▶ [Given data]
[start]

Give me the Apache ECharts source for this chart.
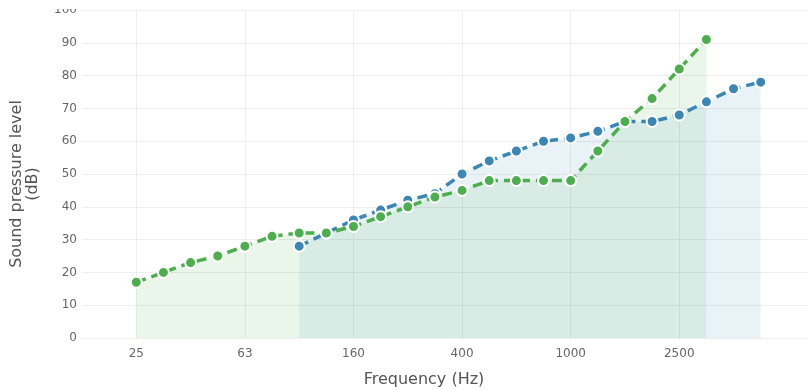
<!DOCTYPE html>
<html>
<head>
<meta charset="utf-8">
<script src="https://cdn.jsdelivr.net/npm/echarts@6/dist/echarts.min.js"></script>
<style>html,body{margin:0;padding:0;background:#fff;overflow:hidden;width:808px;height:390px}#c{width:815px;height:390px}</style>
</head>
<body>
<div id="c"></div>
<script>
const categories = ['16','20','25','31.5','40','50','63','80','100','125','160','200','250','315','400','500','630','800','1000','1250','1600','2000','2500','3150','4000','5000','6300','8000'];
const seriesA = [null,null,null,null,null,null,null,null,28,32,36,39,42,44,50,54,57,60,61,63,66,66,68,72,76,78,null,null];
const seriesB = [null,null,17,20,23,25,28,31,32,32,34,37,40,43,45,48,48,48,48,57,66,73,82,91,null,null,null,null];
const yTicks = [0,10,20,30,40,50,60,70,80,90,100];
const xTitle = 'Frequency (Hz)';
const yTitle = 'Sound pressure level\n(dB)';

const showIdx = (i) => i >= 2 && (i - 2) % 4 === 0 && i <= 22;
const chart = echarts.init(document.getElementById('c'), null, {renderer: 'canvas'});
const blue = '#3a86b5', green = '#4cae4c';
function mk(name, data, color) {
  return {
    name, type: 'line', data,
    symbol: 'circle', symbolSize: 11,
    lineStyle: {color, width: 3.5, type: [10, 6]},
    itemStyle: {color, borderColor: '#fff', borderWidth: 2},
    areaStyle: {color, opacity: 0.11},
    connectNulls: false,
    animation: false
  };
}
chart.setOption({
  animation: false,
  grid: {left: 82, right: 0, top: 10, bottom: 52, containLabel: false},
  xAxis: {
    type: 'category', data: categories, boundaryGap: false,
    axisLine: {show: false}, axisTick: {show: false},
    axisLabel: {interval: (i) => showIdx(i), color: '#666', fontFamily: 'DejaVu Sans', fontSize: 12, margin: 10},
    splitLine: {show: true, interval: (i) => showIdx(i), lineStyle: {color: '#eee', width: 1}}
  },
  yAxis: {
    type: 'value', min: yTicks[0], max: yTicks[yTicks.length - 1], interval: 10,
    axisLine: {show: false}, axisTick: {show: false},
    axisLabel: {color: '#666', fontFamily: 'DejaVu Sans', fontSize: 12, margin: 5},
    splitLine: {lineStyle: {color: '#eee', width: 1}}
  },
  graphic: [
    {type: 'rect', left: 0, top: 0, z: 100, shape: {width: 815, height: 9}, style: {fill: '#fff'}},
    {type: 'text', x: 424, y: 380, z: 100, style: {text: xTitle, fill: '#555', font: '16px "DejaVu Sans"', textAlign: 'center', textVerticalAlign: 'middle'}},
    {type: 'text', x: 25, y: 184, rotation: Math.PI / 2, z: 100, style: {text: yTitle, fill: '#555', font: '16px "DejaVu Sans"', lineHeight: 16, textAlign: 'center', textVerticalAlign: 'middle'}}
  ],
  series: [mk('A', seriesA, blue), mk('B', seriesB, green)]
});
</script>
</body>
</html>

[end]

▶ [What is asked]
Repeat the data exactly in full, omitting its pictures.

▶ [Correct response]
Give me the Apache ECharts source for this chart.
<!DOCTYPE html>
<html>
<head>
<meta charset="utf-8">
<script src="https://cdn.jsdelivr.net/npm/echarts@6/dist/echarts.min.js"></script>
<style>html,body{margin:0;padding:0;background:#fff;overflow:hidden;width:808px;height:390px}#c{width:815px;height:390px}</style>
</head>
<body>
<div id="c"></div>
<script>
const categories = ['16','20','25','31.5','40','50','63','80','100','125','160','200','250','315','400','500','630','800','1000','1250','1600','2000','2500','3150','4000','5000','6300','8000'];
const seriesA = [null,null,null,null,null,null,null,null,28,32,36,39,42,44,50,54,57,60,61,63,66,66,68,72,76,78,null,null];
const seriesB = [null,null,17,20,23,25,28,31,32,32,34,37,40,43,45,48,48,48,48,57,66,73,82,91,null,null,null,null];
const yTicks = [0,10,20,30,40,50,60,70,80,90,100];
const xTitle = 'Frequency (Hz)';
const yTitle = 'Sound pressure level\n(dB)';

const showIdx = (i) => i >= 2 && (i - 2) % 4 === 0 && i <= 22;
const chart = echarts.init(document.getElementById('c'), null, {renderer: 'canvas'});
const blue = '#3a86b5', green = '#4cae4c';
function mk(name, data, color) {
  return {
    name, type: 'line', data,
    symbol: 'circle', symbolSize: 11,
    lineStyle: {color, width: 3.5, type: [10, 6]},
    itemStyle: {color, borderColor: '#fff', borderWidth: 2},
    areaStyle: {color, opacity: 0.11},
    connectNulls: false,
    animation: false
  };
}
chart.setOption({
  animation: false,
  grid: {left: 82, right: 0, top: 10, bottom: 52, containLabel: false},
  xAxis: {
    type: 'category', data: categories, boundaryGap: false,
    axisLine: {show: false}, axisTick: {show: false},
    axisLabel: {interval: (i) => showIdx(i), color: '#666', fontFamily: 'DejaVu Sans', fontSize: 12, margin: 10},
    splitLine: {show: true, interval: (i) => showIdx(i), lineStyle: {color: '#eee', width: 1}}
  },
  yAxis: {
    type: 'value', min: yTicks[0], max: yTicks[yTicks.length - 1], interval: 10,
    axisLine: {show: false}, axisTick: {show: false},
    axisLabel: {color: '#666', fontFamily: 'DejaVu Sans', fontSize: 12, margin: 5},
    splitLine: {lineStyle: {color: '#eee', width: 1}}
  },
  graphic: [
    {type: 'rect', left: 0, top: 0, z: 100, shape: {width: 815, height: 9}, style: {fill: '#fff'}},
    {type: 'text', x: 424, y: 380, z: 100, style: {text: xTitle, fill: '#555', font: '16px "DejaVu Sans"', textAlign: 'center', textVerticalAlign: 'middle'}},
    {type: 'text', x: 25, y: 184, rotation: Math.PI / 2, z: 100, style: {text: yTitle, fill: '#555', font: '16px "DejaVu Sans"', lineHeight: 16, textAlign: 'center', textVerticalAlign: 'middle'}}
  ],
  series: [mk('A', seriesA, blue), mk('B', seriesB, green)]
});
</script>
</body>
</html>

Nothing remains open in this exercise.